─── Collected material ───

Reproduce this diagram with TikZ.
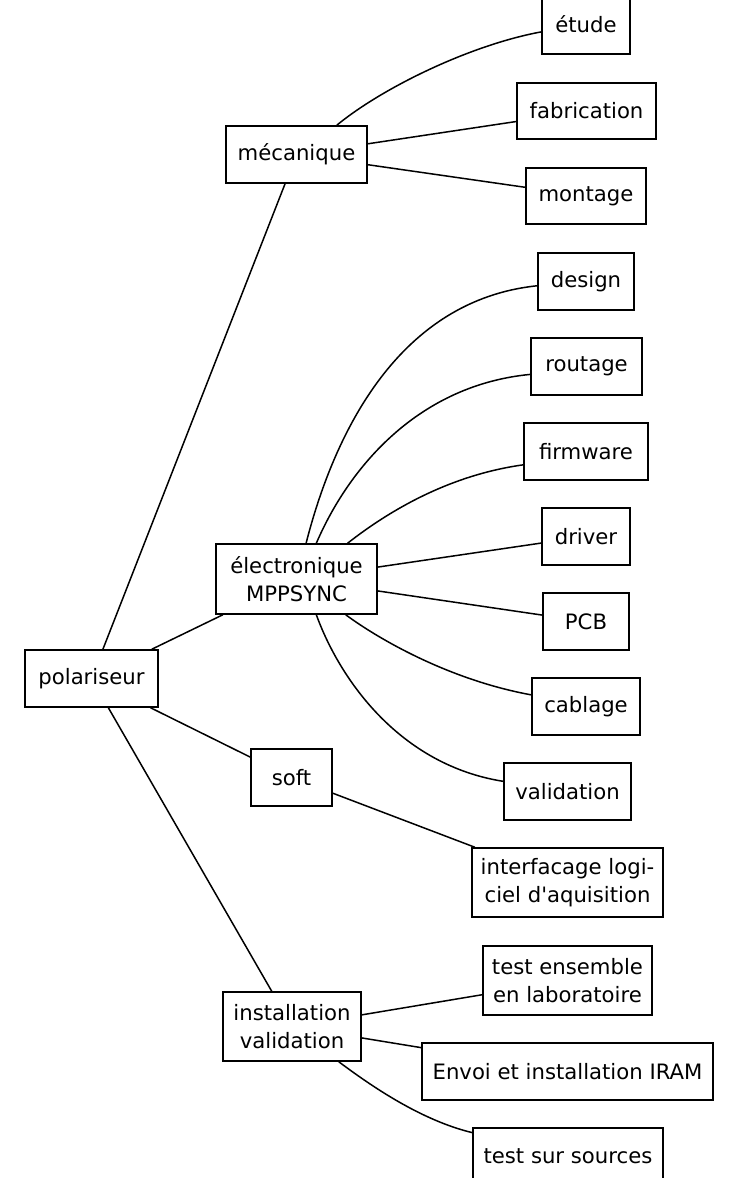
\documentclass[tikz,border=0pt]{standalone}
\usepackage{fontspec}
\setmainfont{DejaVu Sans}[Ligatures=TeXOff]
\begin{document}
\begin{tikzpicture}[x=0.5pt,y=-0.5pt,
  box/.style={draw, line width=0.75pt, inner sep=0pt, align=center,
    font=\fontsize{10.6pt}{14pt}\selectfont},
  edge/.style={line width=0.75pt}]
\useasboundingbox (0,0) rectangle (749,1178);
% main nodes
\node[box, minimum width=66.5pt, minimum height=28.5pt] (pol)  at (91.5,678.5) {polariseur};
\node[box, minimum width=70.5pt, minimum height=28.5pt] (mec)  at (296.5,154.5) {mécanique};
\node[box, minimum width=80.5pt, minimum height=35pt]   (elec) at (296.5,579) {électronique\\MPPSYNC};
\node[box, minimum width=40.5pt, minimum height=28.5pt] (soft) at (291.5,777.5) {soft};
\node[box, minimum width=69pt,   minimum height=34.5pt] (inst) at (292,1026.5) {installation\\validation};
% leaves
\node[box, minimum width=44pt,   minimum height=30pt]   (etude) at (586,24) {étude};
\node[box, minimum width=69.5pt, minimum height=28pt]   (fab)   at (586.5,111) {fabrication};
\node[box, minimum width=60pt,   minimum height=28pt]   (mont)  at (586,196) {montage};
\node[box, minimum width=48pt,   minimum height=28.5pt] (design) at (586,281.5) {design};
\node[box, minimum width=55.5pt, minimum height=28.5pt] (rout)  at (586.5,366.5) {routage};
\node[box, minimum width=62pt,   minimum height=28.5pt] (firm)  at (586,451.5) {firmware};
\node[box, minimum width=44pt,   minimum height=28.5pt] (drv)   at (586,536.5) {driver};
\node[box, minimum width=43pt,   minimum height=28.5pt] (pcb)   at (586,621.5) {PCB};
\node[box, minimum width=54pt,   minimum height=28.5pt] (cab)   at (586,706.5) {cablage};
\node[box, minimum width=63.5pt, minimum height=28.5pt] (val)   at (567.5,791.5) {validation};
\node[box, minimum width=95.5pt, minimum height=34.5pt] (intf)  at (567.5,882.5) {interfacage logi-\\ciel d'aquisition};
\node[box, minimum width=84.5pt, minimum height=34.5pt] (tens)  at (567.5,980.5) {test ensemble\\en laboratoire};
\node[box, minimum width=145.5pt,minimum height=28.5pt] (envoi) at (567.5,1071.5) {Envoi et installation IRAM};
\node[box, minimum width=95pt,   minimum height=28.5pt] (tss)   at (568,1156.5) {test sur sources};
% straight edges
\draw[edge] (pol) -- (mec);
\draw[edge] (pol) -- (elec);
\draw[edge] (pol) -- (soft);
\draw[edge] (pol) -- (inst);
\draw[edge] (mec) -- (fab);
\draw[edge] (mec) -- (mont);
\draw[edge] (elec) -- (drv);
\draw[edge] (elec) -- (pcb);
\draw[edge] (soft) -- (intf);
\draw[edge] (inst) -- (tens);
\draw[edge] (inst) -- (envoi);
% curved edges
\draw[edge] (mec.36) .. controls (382,88) and (470,45) .. (etude.190);
\draw[edge] (elec.75) .. controls (335,430) and (400,300) .. (design.185);
\draw[edge] (elec.61) .. controls (350,465) and (420,385) .. (rout.188);
\draw[edge] (elec.35) .. controls (390,510) and (450,475) .. (firm.192);
\draw[edge] (elec.-36) .. controls (380,640) and (450,680) .. (cab.168);
\draw[edge] (elec.-61) .. controls (340,680) and (400,765) .. (val.171);
\draw[edge] (inst.-37) .. controls (370,1085) and (420,1120) .. (tss.166);
\end{tikzpicture}
\end{document}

───

▶ [What this task involves]
Copy the listing over exactly, skipping the pictures it holds.

▶ [Written answer]
Reproduce this diagram with TikZ.
\documentclass[tikz,border=0pt]{standalone}
\usepackage{fontspec}
\setmainfont{DejaVu Sans}[Ligatures=TeXOff]
\begin{document}
\begin{tikzpicture}[x=0.5pt,y=-0.5pt,
  box/.style={draw, line width=0.75pt, inner sep=0pt, align=center,
    font=\fontsize{10.6pt}{14pt}\selectfont},
  edge/.style={line width=0.75pt}]
\useasboundingbox (0,0) rectangle (749,1178);
% main nodes
\node[box, minimum width=66.5pt, minimum height=28.5pt] (pol)  at (91.5,678.5) {polariseur};
\node[box, minimum width=70.5pt, minimum height=28.5pt] (mec)  at (296.5,154.5) {mécanique};
\node[box, minimum width=80.5pt, minimum height=35pt]   (elec) at (296.5,579) {électronique\\MPPSYNC};
\node[box, minimum width=40.5pt, minimum height=28.5pt] (soft) at (291.5,777.5) {soft};
\node[box, minimum width=69pt,   minimum height=34.5pt] (inst) at (292,1026.5) {installation\\validation};
% leaves
\node[box, minimum width=44pt,   minimum height=30pt]   (etude) at (586,24) {étude};
\node[box, minimum width=69.5pt, minimum height=28pt]   (fab)   at (586.5,111) {fabrication};
\node[box, minimum width=60pt,   minimum height=28pt]   (mont)  at (586,196) {montage};
\node[box, minimum width=48pt,   minimum height=28.5pt] (design) at (586,281.5) {design};
\node[box, minimum width=55.5pt, minimum height=28.5pt] (rout)  at (586.5,366.5) {routage};
\node[box, minimum width=62pt,   minimum height=28.5pt] (firm)  at (586,451.5) {firmware};
\node[box, minimum width=44pt,   minimum height=28.5pt] (drv)   at (586,536.5) {driver};
\node[box, minimum width=43pt,   minimum height=28.5pt] (pcb)   at (586,621.5) {PCB};
\node[box, minimum width=54pt,   minimum height=28.5pt] (cab)   at (586,706.5) {cablage};
\node[box, minimum width=63.5pt, minimum height=28.5pt] (val)   at (567.5,791.5) {validation};
\node[box, minimum width=95.5pt, minimum height=34.5pt] (intf)  at (567.5,882.5) {interfacage logi-\\ciel d'aquisition};
\node[box, minimum width=84.5pt, minimum height=34.5pt] (tens)  at (567.5,980.5) {test ensemble\\en laboratoire};
\node[box, minimum width=145.5pt,minimum height=28.5pt] (envoi) at (567.5,1071.5) {Envoi et installation IRAM};
\node[box, minimum width=95pt,   minimum height=28.5pt] (tss)   at (568,1156.5) {test sur sources};
% straight edges
\draw[edge] (pol) -- (mec);
\draw[edge] (pol) -- (elec);
\draw[edge] (pol) -- (soft);
\draw[edge] (pol) -- (inst);
\draw[edge] (mec) -- (fab);
\draw[edge] (mec) -- (mont);
\draw[edge] (elec) -- (drv);
\draw[edge] (elec) -- (pcb);
\draw[edge] (soft) -- (intf);
\draw[edge] (inst) -- (tens);
\draw[edge] (inst) -- (envoi);
% curved edges
\draw[edge] (mec.36) .. controls (382,88) and (470,45) .. (etude.190);
\draw[edge] (elec.75) .. controls (335,430) and (400,300) .. (design.185);
\draw[edge] (elec.61) .. controls (350,465) and (420,385) .. (rout.188);
\draw[edge] (elec.35) .. controls (390,510) and (450,475) .. (firm.192);
\draw[edge] (elec.-36) .. controls (380,640) and (450,680) .. (cab.168);
\draw[edge] (elec.-61) .. controls (340,680) and (400,765) .. (val.171);
\draw[edge] (inst.-37) .. controls (370,1085) and (420,1120) .. (tss.166);
\end{tikzpicture}
\end{document}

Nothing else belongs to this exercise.